Member states of the European Union with important movie productions such as Great Britain (since 2006), France (2008), Germany (2007) and others, especially from Central and Eastern Europe such as Hungary (2003), Czech Republic (2010), Poland (2007), Croatia (2012) have set up during the years state aid schemes for movie production, managing to draw in foreign direct investments in this industrial and cultural field of activity. The ways in which the state aid is granted are diverse, based on fee and tax reduction or exemption but also direct subsidies. One condition for investors to benefit from fiscal incentives is that a minimal part of the movie production to be made within the country that grants the tax incentive.

The Czech Republic grants subsidies and tax incentives up to 20% of the local costs, having an average annual budget of 45 million Euro during 2015-2018. Hungary grants subsidies and tax incentives of 25% of the local costs with an average annual budget of 38.5 million Euro (231 million during 2008-2013). In Poland granted subsidies and tax incentives account for 50% of the budget, but no more than 1 million Euro, with an average annual budget of 30 million Euro. Croatia has implemented in 2012 a state aid scheme through which it grants subsidies of 20% of eligible costs but no more than 2.65 million Euro for a movie.

The increase of movie production after implementing the state aid schemes has been remarkable: Hungary has registered 133 million EUR after having implemented the scheme in 2003, which lead to an industry growth by 500% in absolute value. The Czech Republic, which cashed in 100 million Euro after implementing the state aid scheme in 2010, registered a 300% increase in movie productions compared to the period before the introduction of the incentives. Poland gained more than 134 million Euro after implementing the state aid scheme for the movie industry in 2007. In Poland, there are also 9 regional state aid schemes. The film industry registered a compounded annual growth rhytm of 63% in the Czech Republic, 50% in Hungary and 13% in Poland.
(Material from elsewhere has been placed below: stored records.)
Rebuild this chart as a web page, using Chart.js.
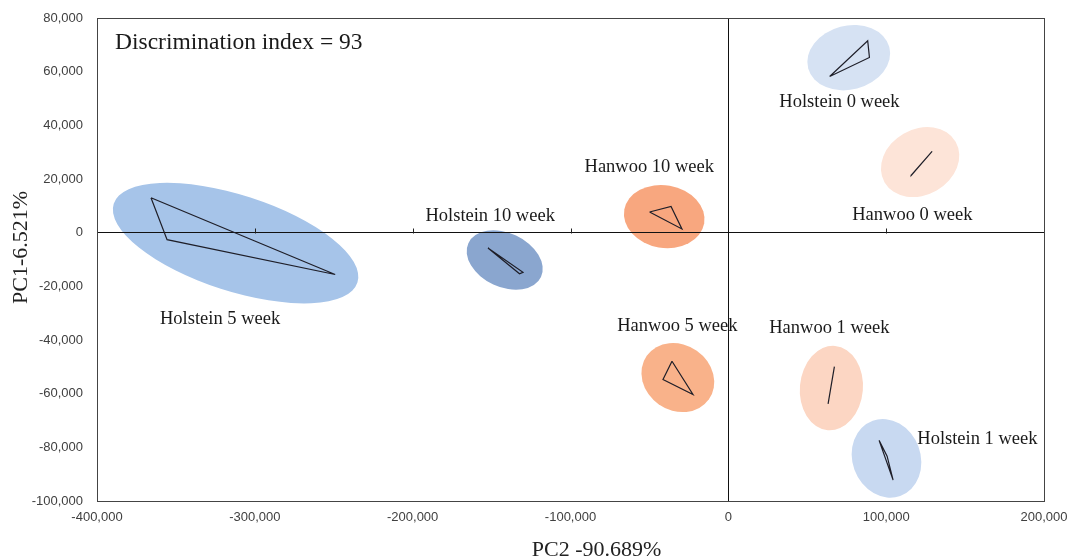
<!DOCTYPE html>
<html>
<head>
<meta charset="utf-8">
<script src="https://cdn.jsdelivr.net/npm/chart.js@4"></script>
<style>
  html, body { margin: 0; padding: 0; background: #fff; }
  #wrap { width: 1071px; height: 560px; }
</style>
</head>
<body>
<div id="wrap"><canvas id="pca"></canvas></div>
<script>
// groups, in drawing order
const groups = ['Holstein 5 week', 'Holstein 10 week', 'Hanwoo 10 week', 'Hanwoo 5 week',
                'Hanwoo 1 week', 'Holstein 1 week', 'Holstein 0 week', 'Hanwoo 0 week'];

// sample points of each group (joined as a closed polygon)
const pointsX = [
    [-365800, -355600, -249100],
    [-152300, -130100, -132300],
    [-49900, -36300, -29400],
    [-35700, -41400, -22400],
    [67200, 63200, 65100],
    [95500, 104400, 100600],
    [64200, 88300, 89400],
    [115800, 129100, 116200]
];
const pointsY = [
    [13000, -2600, -15600],
    [-5700, -14800, -15300],
    [7700, 9800, 1400],
    [-47900, -54700, -60300],
    [-49900, -63800, -57200],
    [-77400, -92200, -83300],
    [58200, 71500, 65300],
    [21300, 30300, 21600]
];

// confidence ellipses: centre and two conjugate half-axes, in data units
const ellipseCX = [-312200, -141700, -40600, -32000, 65300, 100200, 76300, 121500];
const ellipseCY = [-3900, -10200, 6000, -54000, -57900, -84100, 65200, 26300];
const ellipseAxisA = [[77200, -14700], [23000, -6300], [25300, -2600], [19700, -8100],
                      [-2300, -15700], [8700, -14000], [25700, 4000], [22500, 7600]];
const ellipseAxisB = [[-9400, -17000], [-7200, -9100], [-3500, -11500], [-12000, -10000],
                      [-19900, 1000], [-20300, -4300], [5300, -11500], [10500, -10600]];
const ellipseColors = ['#a6c4e9', '#8aa6cf', '#f8a77f', '#f9b28a',
                       '#fcd6c3', '#c8d9f1', '#d6e2f3', '#fde4d8'];

// text labels next to the groups
const labelText = ['Holstein 5 week', 'Holstein 10 week', 'Hanwoo 10 week', 'Hanwoo 5 week',
                   'Hanwoo 1 week', 'Holstein 1 week', 'Holstein 0 week', 'Hanwoo 0 week'];
const labelX = [-322000, -150900, -50100, -32300, 64000, 157800, 70400, 116600];
const labelY = [-32400, 6000, 24600, -35000, -35700, -77000, 48700, 6700];
const noteText = 'Discrimination index = 93';
const noteX = -388600;
const noteY = 70600;

const xTitle = 'PC2 -90.689%';
const yTitle = 'PC1-6.521%';

const serif = '"Liberation Serif", "Times New Roman", serif';
const sans = '"Liberation Sans", Arial, sans-serif';

const datasets = groups.map((g, i) => {
    const pts = pointsX[i].map((x, j) => ({ x: x, y: pointsY[i][j] }));
    pts.push(pts[0]);
    return {
        label: g,
        data: pts,
        showLine: true,
        borderColor: '#1e1e28',
        borderWidth: 1.2,
        pointRadius: 0,
        fill: false,
        tension: 0
    };
});

const pcaPlugin = {
    id: 'pcaExtras',
    beforeDraw(chart) {
        const { ctx, scales: { x, y } } = chart;
        ellipseCX.forEach((cx, i) => {
            const px = x.getPixelForValue(cx);
            const py = y.getPixelForValue(ellipseCY[i]);
            const a = ellipseAxisA[i], b = ellipseAxisB[i];
            const ax = x.getPixelForValue(cx + a[0]) - px;
            const ay = y.getPixelForValue(ellipseCY[i] + a[1]) - py;
            const bx = x.getPixelForValue(cx + b[0]) - px;
            const by = y.getPixelForValue(ellipseCY[i] + b[1]) - py;
            ctx.save();
            ctx.transform(ax, ay, bx, by, px, py);
            ctx.beginPath();
            ctx.arc(0, 0, 1, 0, Math.PI * 2);
            ctx.fillStyle = ellipseColors[i];
            ctx.fill();
            ctx.restore();
        });
    },
    afterDatasetsDraw(chart) {
        const { ctx, chartArea: area, scales: { x, y } } = chart;
        ctx.save();
        // frame
        ctx.strokeStyle = '#444';
        ctx.lineWidth = 1;
        ctx.strokeRect(area.left + 0.5, area.top + 0.5, area.right - area.left, area.bottom - area.top);
        // little tick marks on the zero line
        const y0 = Math.round(y.getPixelForValue(0)) + 0.5;
        ctx.strokeStyle = '#222';
        x.ticks.forEach(t => {
            if (t.value === 0 || t.value === x.min || t.value === x.max) return;
            const px = Math.round(x.getPixelForValue(t.value)) + 0.5;
            ctx.beginPath();
            ctx.moveTo(px, y0);
            ctx.lineTo(px, y0 - 5);
            ctx.stroke();
        });
        // group labels
        ctx.fillStyle = '#1a1a1a';
        ctx.textBaseline = 'middle';
        ctx.font = '18.5px ' + serif;
        ctx.textAlign = 'center';
        labelText.forEach((t, i) => {
            ctx.fillText(t, x.getPixelForValue(labelX[i]), y.getPixelForValue(labelY[i]));
        });
        ctx.font = '23.5px ' + serif;
        ctx.textAlign = 'left';
        ctx.fillText(noteText, x.getPixelForValue(noteX), y.getPixelForValue(noteY));

        // axis titles (sit a bit off-centre in the original)
        ctx.fillStyle = '#222';
        ctx.font = '22px ' + serif;
        ctx.textAlign = 'center';
        ctx.fillText(xTitle, (area.left + area.right) / 2 + 26, 550);
        ctx.translate(21, (area.top + area.bottom) / 2 - 12);
        ctx.rotate(-Math.PI / 2);
        ctx.fillText(yTitle, 0, 0);
        ctx.restore();
    }
};

const zeroLine = c => (c.tick && c.tick.value === 0) ? '#111' : 'rgba(0,0,0,0)';

new Chart(document.getElementById('pca'), {
    type: 'scatter',
    data: { datasets: datasets },
    options: {
        responsive: true,
        maintainAspectRatio: false,
        animation: false,
        layout: { padding: { top: 18, right: 27, left: 0, bottom: 0 } },
        plugins: {
            legend: { display: false },
            tooltip: { enabled: false }
        },
        scales: {
            x: {
                type: 'linear',
                min: -400000,
                max: 200000,
                afterFit: s => { s.height = 59; s.paddingLeft = 0; s.paddingRight = 0; },
                ticks: {
                    stepSize: 100000,
                    padding: 9,
                    color: '#404040',
                    font: { family: sans, size: 13 },
                    callback: v => v.toLocaleString('en-US')
                },
                grid: { color: zeroLine, drawTicks: false, lineWidth: 1 },
                border: { display: true, color: '#444' },
                title: { display: false }
            },
            y: {
                type: 'linear',
                min: -100000,
                max: 80000,
                afterFit: s => { s.width = 97; s.paddingTop = 0; s.paddingBottom = 0; },
                ticks: {
                    stepSize: 20000,
                    padding: 14,
                    color: '#404040',
                    font: { family: sans, size: 13 },
                    callback: v => v.toLocaleString('en-US')
                },
                grid: { color: zeroLine, drawTicks: false, lineWidth: 1 },
                border: { display: true, color: '#444' },
                title: { display: false }
            }
        }
    },
    plugins: [pcaPlugin]
});
</script>
</body>
</html>
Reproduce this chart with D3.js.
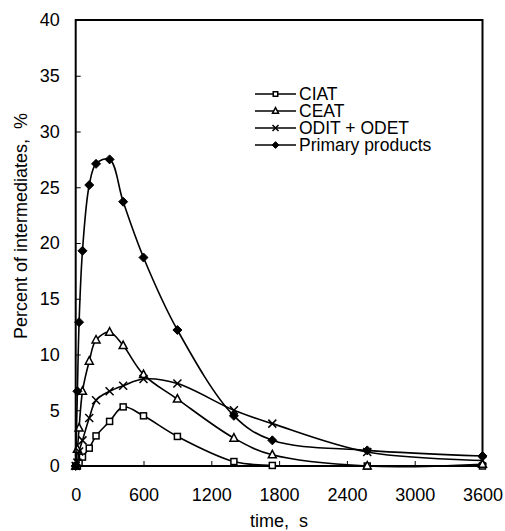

PwC Romania has proposed the application of a state aid scheme for the film industry in Romania, similar to that of other states in Central and Eastern Europe. This scheme would be implemented for a period of five years, with an average annual budget value of 30 million Euro. This could reimburse 25% of the total eligible costs of an international movie production made in Romania and 50% of the income tax paid in Romania by eligible non-residents individuals.